Sheila Kahyaoglu: Great. I have one for Victor and one for Carlos. So Victor, in terms of Exxelia, we’re calculating about from one month of contribution, 50 basis points of dilution and then margins are still down 40 bps year-over-year outside of Exxelia. So can you kind of talk about what the mix impact specifically is? Is it just more of the specialty products that are nondefense? And how long you think that will continue?
Victor Mendelson: Sure, Sheila. I think I assume those numbers include the dilution from the transaction expenses. So those are nonrecurring expenses, and that was that probably accounted for a very good portion of that in the quarter. But the mix Exxelia is majority aerospace and defense. And then they have a variety of other markets. Some of it is energy. Some of it is clean energy. Some of it is transportation, trains, for example, and other electrification initiatives. So it’s a pretty broad product base. And just across the board, their margins are generally lower than our margins. I wouldn’t be surprised that over time those move up. I don’t want to make a prediction as to that. I think it’s a little too early to do that, but they certainly are margin-focused and their margins have been on an upward trend over the last, I don’t know, four, five years. So we like that as well.
Sheila Kahyaoglu: Great. And then, Carlos, last one for you. Inventory was the use of cash in the quarter, about $52 million, following $89 million in fiscal 2022, which is pretty unusual for you guys. So how do we kind of think about that unwinding?

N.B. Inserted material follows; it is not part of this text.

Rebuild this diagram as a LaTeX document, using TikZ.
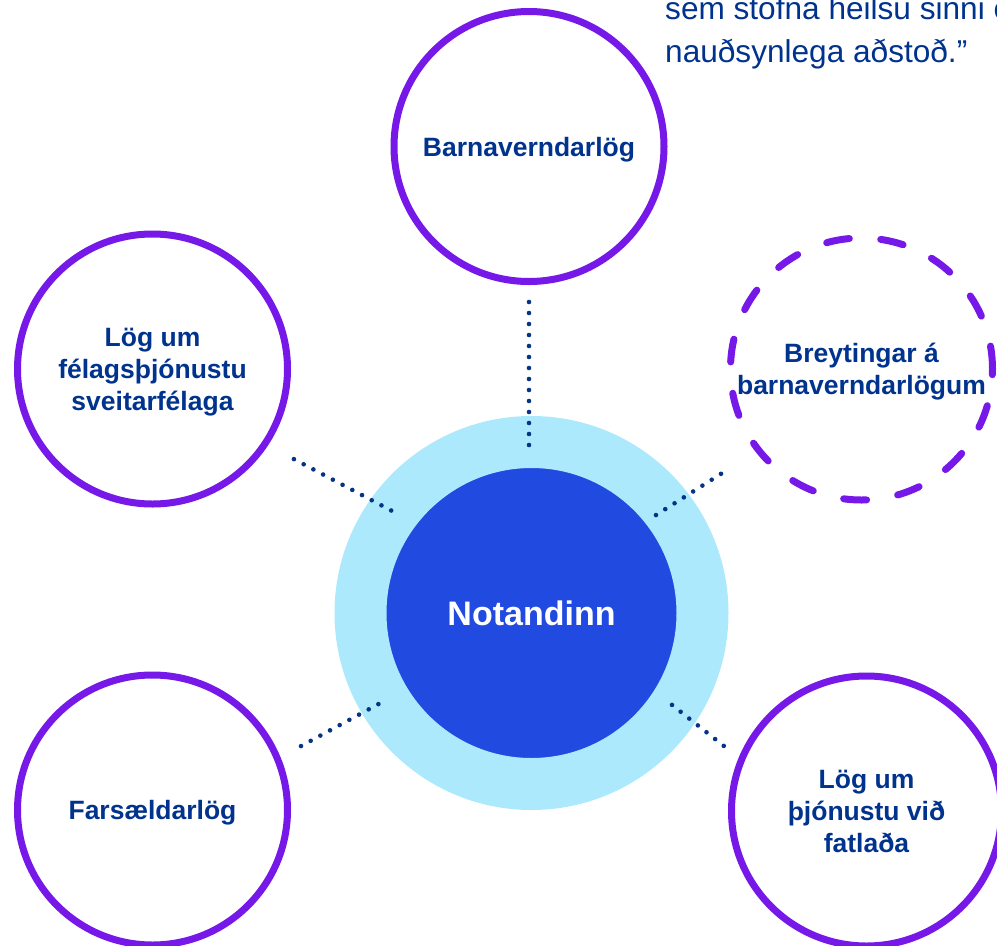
\documentclass[tikz,border=0pt]{standalone}
\usepackage{fontspec}
\setmainfont{Liberation Sans}
\usepackage{tkz-graph}
\usetikzlibrary{calc}

\definecolor{lawpurple}{RGB}{117,24,232}
\definecolor{lawnavy}{RGB}{0,51,141}
\definecolor{userblue}{RGB}{33,74,224}
\definecolor{userring}{RGB}{173,233,252}
\definecolor{dotnavy}{RGB}{3,52,133}

\begin{document}
\begin{tikzpicture}[x=1pt, y=1pt,
    spoke/.style={dotnavy, line width=4.6pt, line cap=round, dash pattern=on 0pt off 11pt},
    quote/.style={inner sep=0pt, anchor=base west, text=lawnavy, font=\fontsize{31.6}{38}\selectfont}]
        \useasboundingbox (0,0) rectangle (997,-946);
        \clip (0,0) rectangle (997,-946);
        \GraphInit[vstyle=Normal]
        \tikzset{VertexStyle/.style={shape=circle, draw=lawpurple, line width=7pt, fill=white,
            minimum size=270pt, inner sep=0pt, text=lawnavy, align=center,
            text depth=-4pt, font=\fontsize{26.5}{32}\selectfont\bfseries}}
        % the user in the middle
        \begin{scope}[VertexStyle/.append style={draw=userring, fill=userblue, line width=52pt,
            minimum size=342pt, text=white, text depth=0pt, font=\fontsize{34}{40}\selectfont\bfseries}]
          \Vertex[x=531.5, y=-613, L=Notandinn]{hub}
        \end{scope}
        % the laws around
        \Vertex[x=529, y=-146.5, L=Barnaverndarlög]{barna}
        \Vertex[x=152.5, y=-369, L={Lög um\\félagsþjónustu\\sveitarfélaga}]{felags}
        \Vertex[x=152.5, y=-810, L=Farsældarlög]{farsaeld}
        \begin{scope}[VertexStyle/.append style={dash pattern=on 23pt off 31.5pt, line cap=round,
            minimum size=262pt}]
          \Vertex[x=861.5, y=-369, L={Breytingar á\\barnaverndarlögum}]{breyting}
        \end{scope}
        \Vertex[x=866.5, y=-811, L={Lög um\\þjónustu við\\fatlaða}]{fatl}
        \draw[spoke] ($(barna)+(0,-155.5)$) -- ($(hub)+(-2.5,157)$);
        \draw[spoke] ($(felags)+(-32.5:167.7pt)$) -- ($(hub)+(143.8:172.8pt)$);
        \draw[spoke] ($(hub)+(38.2:158.4pt)$) -- ($(breyting)+(-143:164.6pt)$);
        \draw[spoke] ($(farsaeld)+(23.3:161.7pt)$) -- ($(hub)+(210.9:167.3pt)$);
        \draw[spoke] ($(hub)+(-33.2:167.9pt)$) -- ($(fatl)+(155.5:156.6pt)$);
        % quote, cut off at the corner
        \node[quote] (quote1) at (665,-19.5) {sem stofna heilsu sinni e};
        \node[quote] (quote2) at (665,-62) {nauðsynlega aðstoð.”};
      \end{tikzpicture}
\end{document}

Carlos Macau: That’s a good question, Sheila. We knew that we would have a spend this quarter. The spend this quarter was rather concentrated rate of that $52 million, roughly $30 million that was related to distribution buys that relate to certain contracts that either renewed or renew. And so we have we do have some bulking up in that area. if you pull the $30 million out, it’s $20 million worth of inventory spend, yes, that probably felt about right just for supporting our backlog. I don’t anticipate huge investment in inventory like we had last year. In fact, with interest rates going up, I’ve encouraged the subs to be smart on that. But I’ve also told them that if they have customer demand, we don’t want them to be in a situation where they don’t have product to support the customers. So it’s a delicate balance. But I don’t believe that you’ll see us have the same level of investment for the full year this year as we did last year.
Sheila Kahyaoglu: Okay, great. Thank you.
Carlos Macau: Thanks, Sheila.
Operator: Our next question comes from Ken Herbert with RBC Capital Markets. Please go ahead.
Ken Herbert: Yes, hi, good morning. Maybe a first question for Victor or Carlos. It sounds like, Victor, the commentary on sort of the pace of recovery of supply chain in your defense markets, in particular, maybe a little slower than expected do you still see sort of full year ETG organic growth up low to mid-single this year? And how does that recovery look in terms of the top line for the segment over the next few quarters?